«Kesb ist unfähig, ihre Aufgabe zu bewältigen»

Für die Kesb-Gegner zeigt der Fall Kast, dass es Korrekturen beim System braucht. Ein Behördenvertreter verurteilt derweil das Handeln des Vaters scharf.

Die Wut von Christian Kast (46) auf die Behörden ist riesig. Der Vater aus Trimbach SO, der seine beiden Töchter nach eigenen Angaben auf die Philippinen gebracht hat, bezeichnet die Kindes- und Erwachsenenschutzbehörden (Kesb) gegenüber 20 Minuten als «unmenschlich und unprofessionell», verglich sie gar mit der Stasi. Die Kinder seien ihm wegen «Kleinigkeiten und Mentalitätsunterschieden» weggenommen worden.

Die Profi-Behörden ersetzten Anfang 2013 die Laien-Behörden in den Gemeinden und stehen seither immer wieder im Kreuzfeuer der Kritik – etwa im Fall Flach, als eine Mutter ihre beiden Kinder tötete, welche ihr entzogen werden sollten. Eine Gruppe um Schriftstellerin Zoë Jenny, Frauenrechtlerin Julia Onken und SVP-Nationalrat Pirmin Schwander will die Kompetenzen der Kesb mit einer Volksinitiative beschränken, namentlich Kindsentzüge gegen den Willen der Eltern erschweren.

«Fälle von staatlicher Willkür»

Onken ist «nicht überrascht» über die Eskalation im aktuellen Fall: «Das Drama zeigt einmal mehr, dass dieses Konstrukt Kesb nicht in der Lage ist, die grosse Aufgabe zu bewältigen.» Die Laiengremien in den Gemeinden, die bis 2013 die Aufgaben der heutigen Kesb ausfüllten, seien näher an den Menschen gewesen. «Natürlich gibt es auch gute Leute in der Kesb, die einen guten Job machen. Viele verzweifelte Eltern fühlen sich allerdings hilflos einem übermächtigen Verwaltungsapparat ausgeliefert.» Auch darum sei die Wut bei den Eltern so gross.

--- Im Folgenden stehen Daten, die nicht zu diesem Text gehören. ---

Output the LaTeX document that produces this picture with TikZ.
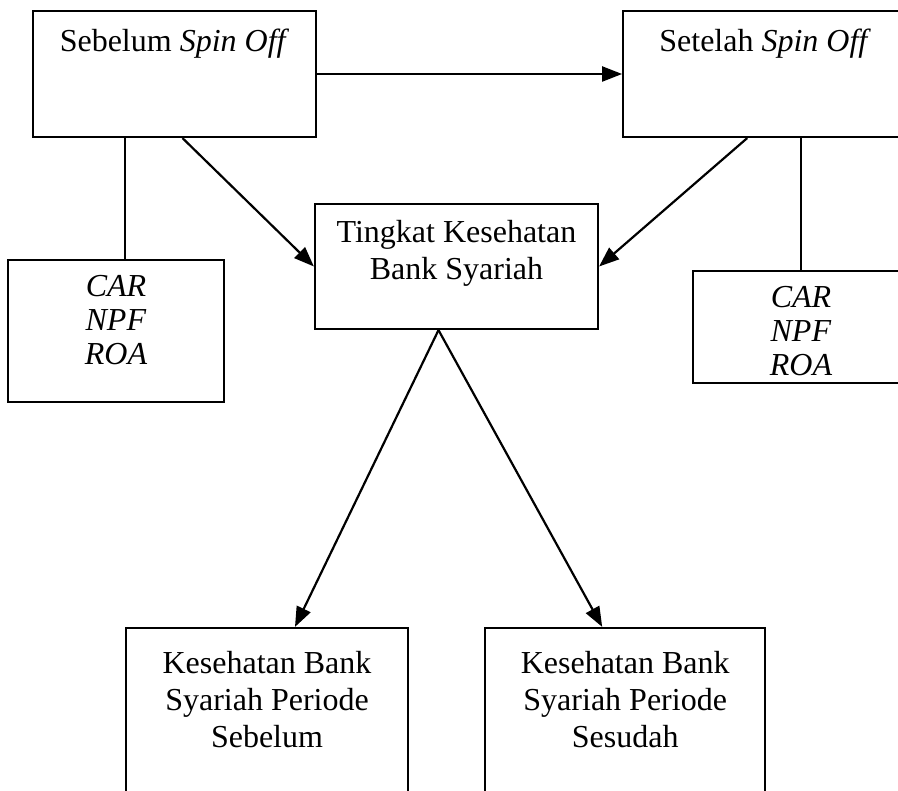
\documentclass[tikz,border=0pt]{standalone}
\usepackage{fontspec}
\setmainfont{Liberation Serif}
\usepackage{tikz}
\usetikzlibrary{
  arrows.meta,
  positioning,
}
\tikzstyle{arrow} = [
  -{Triangle[length=20pt, width=15pt]},
  line width=2.2pt,
]
\begin{document}
\begin{tikzpicture}[x=1pt, y=-1pt,
    box/.style={draw, line width=2.2pt, align=center, inner sep=0pt,
                font=\fontsize{32}{37}\selectfont},
    link/.style={line width=2.2pt}]
    \clip (0,0) rectangle (898,791);
    \node [box, minimum width=283pt, text height=41pt, text depth=85pt]
          (sebelum) at (174.5,74) {Sebelum \textit{Spin Off}};
    \node [box, minimum width=284pt, text height=41pt, text depth=85pt,
           right=305pt of sebelum] (setelah) {Setelah \textit{Spin Off}};
    \node [box, minimum width=283pt, text height=76pt, text depth=49pt]
          (tingkat) at (456.5,266.5) {Tingkat Kesehatan\\Bank Syariah};
    \node [box, minimum width=216pt, text height=105pt, text depth=37pt,
           font=\fontsize{32}{34}\selectfont]
          (carkiri) at (116,331) {\textit{CAR}\\\textit{NPF}\\\textit{ROA}};
    \node [box, minimum width=216pt, text height=105pt, text depth=7pt,
           font=\fontsize{32}{34}\selectfont]
          (carkanan) at (801,327) {\textit{CAR}\\\textit{NPF}\\\textit{ROA}};
    \node [box, minimum width=282pt, text height=119pt, text depth=61pt]
          (periodekiri) at (267,718) {Kesehatan Bank\\Syariah Periode\\Sebelum};
    \node [box, minimum width=280pt, text height=119pt, text depth=61pt,
           right=75pt of periodekiri]
          (periodekanan) {Kesehatan Bank\\Syariah Periode\\Sesudah};
    % garis dan panah
    \draw [arrow] (sebelum) -- (setelah);
    \draw [link] ([xshift=9pt]carkiri.north |- sebelum.south)
          -- ([xshift=9pt]carkiri.north);
    \draw [link] (carkanan.north |- setelah.south) -- (carkanan.north);
    \draw [arrow] ([xshift=8pt]sebelum.south) -- (tingkat.west);
    \draw [arrow] ([xshift=-18pt]setelah.south) -- (tingkat.east);
    \draw [arrow] ([xshift=-18pt]tingkat.south)
          -- ([xshift=28pt]periodekiri.north);
    \draw [arrow] ([xshift=-18pt]tingkat.south)
          -- ([xshift=-23pt]periodekanan.north);
  \end{tikzpicture}
\end{document}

SVP-Nationalrat Pirmin Schwander sagt, dass der Fall Kast «kein Einzelfall ist»: «Bei mir stapeln sich die Dossiers mit Kesb-Fällen. Darunter sind einige, die von staatlicher Willkür zeugen.» Dies sei ein Pulverfass, das jederzeit explodieren könne. «Es kommt vor, dass ich in nächtlichen Telefongesprächen Väter und Mütter beruhigen muss, dass sie in ihrer Verzweiflung keine Dummheiten machen.» Natürlich gebe es Fälle, in denen die Behörden einschreiten müssten, etwa bei Gewalt gegen Kinder, Missbrauch oder Verwahrlosung. Es dürfe aber nicht sein, dass reine Meinungsverschiedenheiten zu Entzügen führten. Nach den Sommerferien werden Schwander und Co. mit dem Sammeln der Unterschriften beginnen.

«Die Flucht ist verwerflich»

Für Patrick Fassbind, Präsident der Kesb Bern, handeln die Initianten der Kesb-Initiative verantwortungslos: «Man muss sich fragen, ob mit dem ständigen Kesb-Bashing nicht ein Klima geschaffen wird, welches Eltern zum Bruch mit dem Rechtsstaat animiert.» Eine Eskalation sei für die Kinder aber immer die schlechteste Lösung.

Fassbind ist auch besorgt über den Shitstorm, der im Internet gegen die Kesb tobt. Er erinnert daran, dass im aktuellen Fall ein etabliertes Bezirksgericht in seiner Funktion als Kesb den Eltern die Obhut entzogen hat: «Auch keine andere Kesb würde dies tun, wenn nicht sehr schwerwiegende Gründe vorlägen. Wenn die Eltern nicht einsichtig und nicht kooperativ sind, bleibt bei einer schweren Kindeswohlgefährdung leider nichts anderes übrig, als die Kinder zu ihrem Schutz zu platzieren

Mit der Flucht wurde das Kindeswohl laut Fassbind erneut gefährdet, statt dass der normale Rechtsweg bis zum Bundesgericht beschritten worden wäre. «Das ist verwerflich. Umso schlimmer ist, dass die Eltern im Internet als Helden gefeiert werden, obwohl die Hintergründe nicht bekannt sind.»